TASK REQUIREMENTS – Count the lines containing "with". Give the number alone.
··· DATA SHOWN
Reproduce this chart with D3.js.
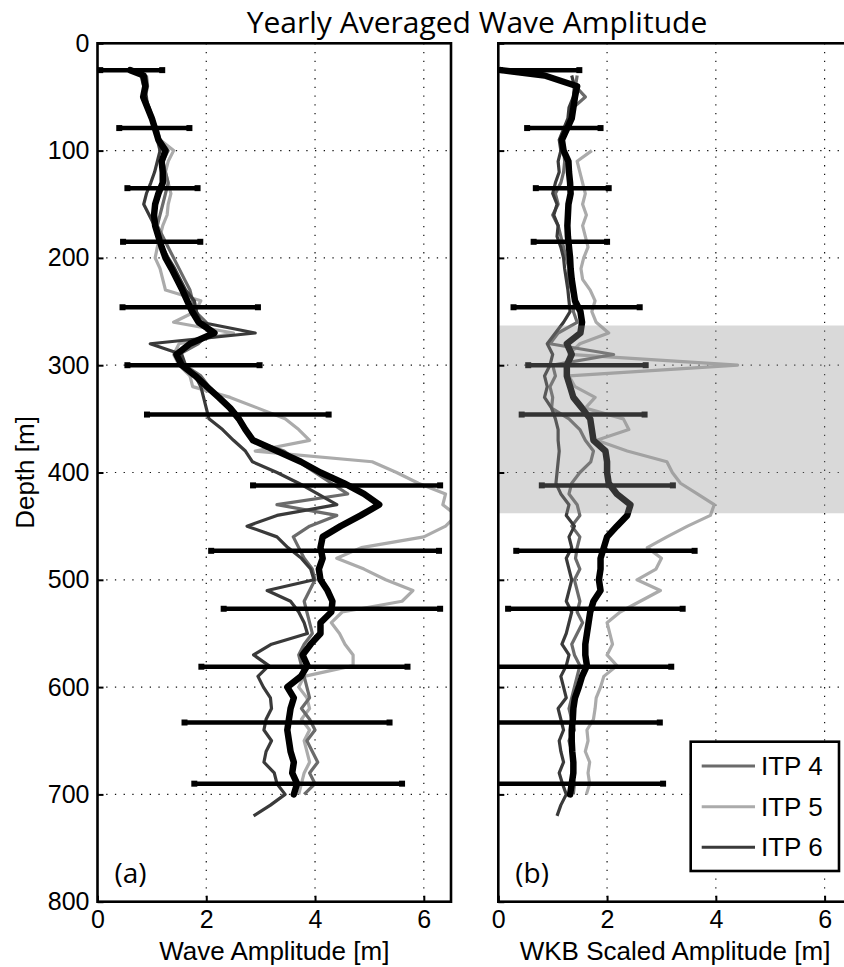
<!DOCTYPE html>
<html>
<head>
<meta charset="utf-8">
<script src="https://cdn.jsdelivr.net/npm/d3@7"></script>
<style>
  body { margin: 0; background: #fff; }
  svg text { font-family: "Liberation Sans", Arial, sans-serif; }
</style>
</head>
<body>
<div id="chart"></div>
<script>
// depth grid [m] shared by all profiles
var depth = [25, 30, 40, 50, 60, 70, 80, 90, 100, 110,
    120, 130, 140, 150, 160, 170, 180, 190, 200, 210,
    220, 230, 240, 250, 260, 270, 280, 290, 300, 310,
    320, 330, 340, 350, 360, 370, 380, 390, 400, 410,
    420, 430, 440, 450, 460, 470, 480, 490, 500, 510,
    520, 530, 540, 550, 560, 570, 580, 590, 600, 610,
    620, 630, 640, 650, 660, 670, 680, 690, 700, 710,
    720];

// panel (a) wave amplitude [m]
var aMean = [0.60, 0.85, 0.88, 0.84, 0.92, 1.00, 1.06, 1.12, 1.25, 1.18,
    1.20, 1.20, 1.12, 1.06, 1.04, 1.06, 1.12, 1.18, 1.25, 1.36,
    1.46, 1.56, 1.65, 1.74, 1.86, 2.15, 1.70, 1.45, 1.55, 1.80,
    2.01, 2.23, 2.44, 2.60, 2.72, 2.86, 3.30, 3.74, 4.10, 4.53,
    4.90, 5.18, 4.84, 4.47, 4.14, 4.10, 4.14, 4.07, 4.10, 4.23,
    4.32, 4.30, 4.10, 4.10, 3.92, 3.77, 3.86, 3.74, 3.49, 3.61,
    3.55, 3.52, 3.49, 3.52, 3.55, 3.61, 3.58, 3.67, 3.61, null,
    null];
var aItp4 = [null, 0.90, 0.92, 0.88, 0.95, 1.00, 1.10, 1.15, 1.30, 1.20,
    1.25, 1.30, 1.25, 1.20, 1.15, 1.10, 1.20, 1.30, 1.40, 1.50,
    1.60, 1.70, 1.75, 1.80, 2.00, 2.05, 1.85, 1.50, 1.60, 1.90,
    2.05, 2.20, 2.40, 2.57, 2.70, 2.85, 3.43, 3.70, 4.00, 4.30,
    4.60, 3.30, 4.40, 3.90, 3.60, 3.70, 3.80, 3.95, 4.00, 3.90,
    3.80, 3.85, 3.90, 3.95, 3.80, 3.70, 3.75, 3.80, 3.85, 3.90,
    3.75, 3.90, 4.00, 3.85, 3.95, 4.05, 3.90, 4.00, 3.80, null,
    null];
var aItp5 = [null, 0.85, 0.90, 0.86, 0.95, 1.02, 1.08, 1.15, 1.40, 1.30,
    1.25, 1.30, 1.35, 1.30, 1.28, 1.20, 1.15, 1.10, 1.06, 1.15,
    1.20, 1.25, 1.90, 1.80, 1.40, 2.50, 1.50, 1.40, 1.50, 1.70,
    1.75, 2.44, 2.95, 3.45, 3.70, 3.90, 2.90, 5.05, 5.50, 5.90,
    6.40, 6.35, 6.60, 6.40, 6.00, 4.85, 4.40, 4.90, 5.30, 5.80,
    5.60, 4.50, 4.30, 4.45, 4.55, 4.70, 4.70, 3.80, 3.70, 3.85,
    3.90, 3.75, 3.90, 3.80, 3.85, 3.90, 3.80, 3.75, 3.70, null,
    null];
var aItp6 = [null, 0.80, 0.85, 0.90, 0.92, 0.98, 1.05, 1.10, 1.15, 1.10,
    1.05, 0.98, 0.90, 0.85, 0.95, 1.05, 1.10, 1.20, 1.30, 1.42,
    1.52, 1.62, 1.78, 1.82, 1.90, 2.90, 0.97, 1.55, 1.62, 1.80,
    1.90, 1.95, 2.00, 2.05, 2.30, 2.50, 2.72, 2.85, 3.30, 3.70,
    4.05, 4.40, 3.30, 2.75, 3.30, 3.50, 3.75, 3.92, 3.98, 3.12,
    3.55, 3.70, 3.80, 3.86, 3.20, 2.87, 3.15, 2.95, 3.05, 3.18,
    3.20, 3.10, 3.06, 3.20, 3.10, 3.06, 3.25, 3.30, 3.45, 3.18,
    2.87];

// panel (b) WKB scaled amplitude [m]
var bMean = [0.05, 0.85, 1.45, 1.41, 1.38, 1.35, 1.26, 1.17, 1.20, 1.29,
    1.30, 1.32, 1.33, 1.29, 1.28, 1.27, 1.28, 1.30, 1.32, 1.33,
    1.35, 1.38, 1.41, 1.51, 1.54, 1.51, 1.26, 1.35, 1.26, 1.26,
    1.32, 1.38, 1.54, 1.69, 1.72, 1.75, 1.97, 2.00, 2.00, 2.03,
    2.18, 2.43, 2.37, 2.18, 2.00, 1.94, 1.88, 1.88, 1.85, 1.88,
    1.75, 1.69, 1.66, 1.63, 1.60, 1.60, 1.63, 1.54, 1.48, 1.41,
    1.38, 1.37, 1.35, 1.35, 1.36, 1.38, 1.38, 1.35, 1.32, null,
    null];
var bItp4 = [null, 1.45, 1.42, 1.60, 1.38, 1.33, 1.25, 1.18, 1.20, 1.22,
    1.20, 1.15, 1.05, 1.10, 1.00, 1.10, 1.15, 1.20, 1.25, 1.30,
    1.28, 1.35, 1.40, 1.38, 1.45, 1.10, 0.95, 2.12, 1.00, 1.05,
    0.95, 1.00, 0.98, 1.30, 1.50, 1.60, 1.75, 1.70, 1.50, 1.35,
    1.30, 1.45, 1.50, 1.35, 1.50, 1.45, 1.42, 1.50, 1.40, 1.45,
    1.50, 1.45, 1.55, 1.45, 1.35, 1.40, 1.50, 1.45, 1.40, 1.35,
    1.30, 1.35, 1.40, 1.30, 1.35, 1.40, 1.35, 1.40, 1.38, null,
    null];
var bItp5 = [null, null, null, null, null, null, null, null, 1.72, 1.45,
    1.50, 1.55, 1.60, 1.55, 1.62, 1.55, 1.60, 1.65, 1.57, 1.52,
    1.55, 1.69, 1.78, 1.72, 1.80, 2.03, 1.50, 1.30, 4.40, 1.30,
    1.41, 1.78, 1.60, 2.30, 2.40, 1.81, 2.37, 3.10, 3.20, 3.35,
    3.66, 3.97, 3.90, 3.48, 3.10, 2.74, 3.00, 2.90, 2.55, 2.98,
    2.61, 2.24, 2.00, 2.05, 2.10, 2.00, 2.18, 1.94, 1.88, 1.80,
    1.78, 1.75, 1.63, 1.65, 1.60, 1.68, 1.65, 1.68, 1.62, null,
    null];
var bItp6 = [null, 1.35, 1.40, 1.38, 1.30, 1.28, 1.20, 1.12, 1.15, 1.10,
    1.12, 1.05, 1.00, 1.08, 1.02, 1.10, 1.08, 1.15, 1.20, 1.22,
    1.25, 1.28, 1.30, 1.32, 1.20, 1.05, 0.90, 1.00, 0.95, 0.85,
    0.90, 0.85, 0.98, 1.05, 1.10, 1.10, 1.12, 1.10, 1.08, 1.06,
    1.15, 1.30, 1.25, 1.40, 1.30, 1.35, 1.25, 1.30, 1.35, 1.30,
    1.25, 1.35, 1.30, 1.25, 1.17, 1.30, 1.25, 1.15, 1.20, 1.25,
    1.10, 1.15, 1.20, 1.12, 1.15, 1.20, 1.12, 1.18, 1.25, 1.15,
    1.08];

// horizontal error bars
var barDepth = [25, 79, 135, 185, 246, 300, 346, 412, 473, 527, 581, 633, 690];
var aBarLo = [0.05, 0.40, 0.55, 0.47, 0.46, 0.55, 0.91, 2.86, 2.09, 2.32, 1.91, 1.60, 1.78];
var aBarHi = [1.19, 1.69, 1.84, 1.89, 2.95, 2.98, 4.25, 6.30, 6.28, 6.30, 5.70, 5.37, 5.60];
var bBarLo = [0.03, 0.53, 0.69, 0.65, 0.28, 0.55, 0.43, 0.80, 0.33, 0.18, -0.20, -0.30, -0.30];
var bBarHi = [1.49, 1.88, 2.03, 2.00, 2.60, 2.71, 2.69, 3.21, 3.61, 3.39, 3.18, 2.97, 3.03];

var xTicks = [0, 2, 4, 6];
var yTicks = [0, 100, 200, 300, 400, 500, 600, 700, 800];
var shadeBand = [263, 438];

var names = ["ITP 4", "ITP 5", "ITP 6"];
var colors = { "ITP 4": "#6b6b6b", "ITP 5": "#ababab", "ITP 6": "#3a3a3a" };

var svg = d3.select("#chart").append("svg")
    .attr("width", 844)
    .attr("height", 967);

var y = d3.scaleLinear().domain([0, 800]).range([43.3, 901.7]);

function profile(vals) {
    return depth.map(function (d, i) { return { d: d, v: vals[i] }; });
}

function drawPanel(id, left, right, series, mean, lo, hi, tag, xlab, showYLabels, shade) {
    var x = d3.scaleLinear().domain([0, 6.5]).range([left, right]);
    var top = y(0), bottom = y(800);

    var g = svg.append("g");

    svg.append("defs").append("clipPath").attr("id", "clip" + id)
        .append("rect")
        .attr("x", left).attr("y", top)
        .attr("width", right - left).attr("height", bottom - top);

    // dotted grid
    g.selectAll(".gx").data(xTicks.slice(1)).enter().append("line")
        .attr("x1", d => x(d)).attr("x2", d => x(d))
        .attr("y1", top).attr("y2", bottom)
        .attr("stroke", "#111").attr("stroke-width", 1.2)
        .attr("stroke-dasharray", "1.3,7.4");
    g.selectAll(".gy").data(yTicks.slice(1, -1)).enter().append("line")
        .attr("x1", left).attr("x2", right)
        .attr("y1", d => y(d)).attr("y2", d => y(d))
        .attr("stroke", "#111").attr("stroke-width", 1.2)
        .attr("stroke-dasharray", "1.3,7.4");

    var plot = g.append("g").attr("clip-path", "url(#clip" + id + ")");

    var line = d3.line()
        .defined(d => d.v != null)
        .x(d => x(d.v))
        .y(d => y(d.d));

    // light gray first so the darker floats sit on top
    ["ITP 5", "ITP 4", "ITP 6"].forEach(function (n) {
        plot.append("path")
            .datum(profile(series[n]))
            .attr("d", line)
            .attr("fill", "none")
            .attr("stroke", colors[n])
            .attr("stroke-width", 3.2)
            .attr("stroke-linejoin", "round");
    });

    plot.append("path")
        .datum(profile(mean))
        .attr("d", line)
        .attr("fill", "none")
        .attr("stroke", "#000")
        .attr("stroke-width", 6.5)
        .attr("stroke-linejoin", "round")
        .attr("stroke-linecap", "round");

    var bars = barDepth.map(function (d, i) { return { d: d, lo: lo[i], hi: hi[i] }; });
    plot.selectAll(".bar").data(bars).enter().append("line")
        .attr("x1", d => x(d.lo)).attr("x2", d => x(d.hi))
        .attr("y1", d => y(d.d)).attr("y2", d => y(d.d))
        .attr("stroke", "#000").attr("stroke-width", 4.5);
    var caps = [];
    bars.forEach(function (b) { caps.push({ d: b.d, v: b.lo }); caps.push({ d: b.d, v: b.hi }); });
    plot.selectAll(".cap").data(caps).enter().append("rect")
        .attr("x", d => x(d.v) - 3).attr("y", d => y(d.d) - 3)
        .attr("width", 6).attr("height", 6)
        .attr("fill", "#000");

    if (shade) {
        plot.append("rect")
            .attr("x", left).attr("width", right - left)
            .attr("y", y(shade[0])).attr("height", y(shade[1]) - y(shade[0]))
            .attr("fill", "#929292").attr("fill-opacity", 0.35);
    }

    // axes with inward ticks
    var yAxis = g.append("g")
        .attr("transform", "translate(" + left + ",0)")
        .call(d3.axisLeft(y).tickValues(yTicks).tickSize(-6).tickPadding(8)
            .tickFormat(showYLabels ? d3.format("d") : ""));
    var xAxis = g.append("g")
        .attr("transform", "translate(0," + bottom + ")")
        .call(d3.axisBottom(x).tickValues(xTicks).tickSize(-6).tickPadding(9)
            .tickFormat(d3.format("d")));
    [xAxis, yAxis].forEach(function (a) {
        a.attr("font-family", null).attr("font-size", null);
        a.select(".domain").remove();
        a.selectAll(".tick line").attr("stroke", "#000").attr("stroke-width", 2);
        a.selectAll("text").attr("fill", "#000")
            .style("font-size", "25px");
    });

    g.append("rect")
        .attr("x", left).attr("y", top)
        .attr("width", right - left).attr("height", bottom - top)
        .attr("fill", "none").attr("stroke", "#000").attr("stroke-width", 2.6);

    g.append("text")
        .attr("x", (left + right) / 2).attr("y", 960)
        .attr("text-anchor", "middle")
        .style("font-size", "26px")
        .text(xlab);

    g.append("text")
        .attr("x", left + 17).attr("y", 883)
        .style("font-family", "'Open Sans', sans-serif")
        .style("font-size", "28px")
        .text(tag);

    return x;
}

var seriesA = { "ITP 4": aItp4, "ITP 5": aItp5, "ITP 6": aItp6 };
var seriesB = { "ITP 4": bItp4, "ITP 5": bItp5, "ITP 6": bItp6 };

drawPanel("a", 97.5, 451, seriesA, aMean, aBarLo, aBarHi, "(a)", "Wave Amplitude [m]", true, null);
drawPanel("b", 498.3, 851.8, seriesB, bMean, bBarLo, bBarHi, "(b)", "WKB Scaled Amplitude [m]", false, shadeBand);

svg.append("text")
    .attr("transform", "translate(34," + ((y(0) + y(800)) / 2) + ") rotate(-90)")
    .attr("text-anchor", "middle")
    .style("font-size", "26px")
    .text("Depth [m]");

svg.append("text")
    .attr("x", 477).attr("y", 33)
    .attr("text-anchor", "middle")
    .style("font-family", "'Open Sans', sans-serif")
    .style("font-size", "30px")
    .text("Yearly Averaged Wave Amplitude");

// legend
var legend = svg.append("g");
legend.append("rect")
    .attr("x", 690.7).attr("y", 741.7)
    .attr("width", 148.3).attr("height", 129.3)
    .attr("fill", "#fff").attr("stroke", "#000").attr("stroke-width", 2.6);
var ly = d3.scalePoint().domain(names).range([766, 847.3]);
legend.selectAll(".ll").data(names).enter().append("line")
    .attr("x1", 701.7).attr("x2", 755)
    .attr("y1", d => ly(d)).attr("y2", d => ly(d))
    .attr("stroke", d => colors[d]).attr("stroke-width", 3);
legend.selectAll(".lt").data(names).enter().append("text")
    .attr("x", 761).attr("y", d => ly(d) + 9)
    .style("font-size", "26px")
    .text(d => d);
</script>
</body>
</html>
······
SOLUTION FOR THIS EXERCISE – 2